Debt consolidations can be taken out by a single individual through a home equity loan or a debt consolidation loan from a bank or other financial institution. These forms of debt consolidation are respectively considered secured and unsecured loans.
There’s some risk in taking out a debt consolidation loan through a home equity loan. A secured loan requires one to use something of value as collateral for the impending loan. If an individual can’t pay back the loan, their possession may get claimed by creditors, making it riskier to use a secured loan for debt consolidation.
An unsecured loan can consist of a personal loan, credit lines and credit cards. Transferring balances to another, larger credit card is a simpler way to consolidate debt using an unsecured loan, though it may affect your credit score.
Consolidating debts through a debt consolidation company may also combine just monthly payments from smaller debts into a larger monthly payment. This usually requires that the person who owes the debt send a larger monthly payment to the debt consolidation company, where they will then divide the payment and send it to their creditors.
If seeking a debt consolidation, there are a few things one should regard:
• Benefits from lower interest rates from credit card balance transfers. Credit card companies usually charge about 3 to 5% of one’s balance when transferring that particular balance to another credit card. It’s better to pay one low rate on one credit card, rather than pay several low rates for more than one credit card.
• Go for unsecured credit. An unsecured line of credit works like a credit card, except for that a bank will send checks to allow an individual access to the funds within the credit line.
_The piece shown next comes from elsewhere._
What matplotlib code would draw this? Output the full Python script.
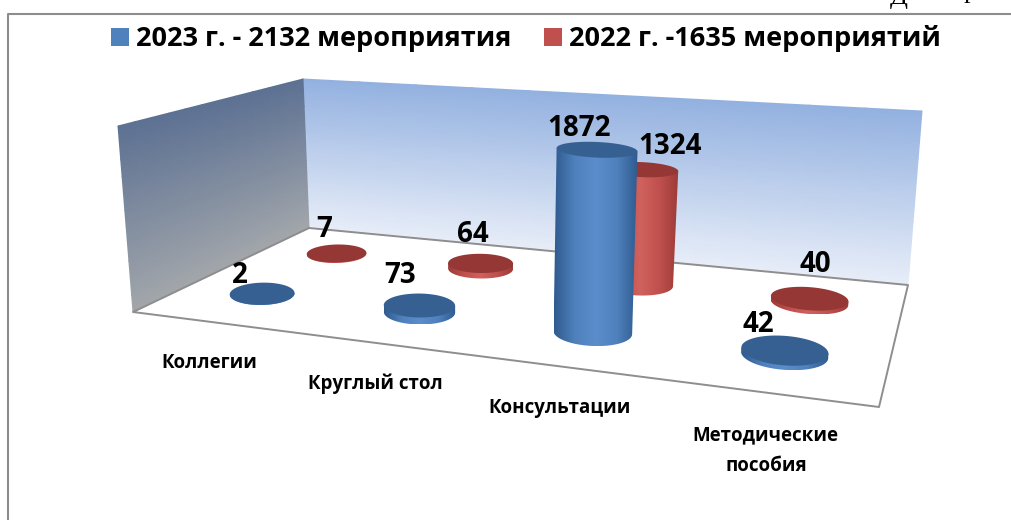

Unsecured credit lines require monthly payments and accumulate interest, much like a normal credit card.
• Utilize a home equity loan to lower interest rates. Home equity loans or credit lines generally have lower interest and tax deductible rates. The payments for these loans or credit lines usually add on to one’s monthly mortgage payment.
Before taking on a debt consolidation loan from a qualified institution, an individual should read through any written agreement and terms to ensure the loan fits their financial situation.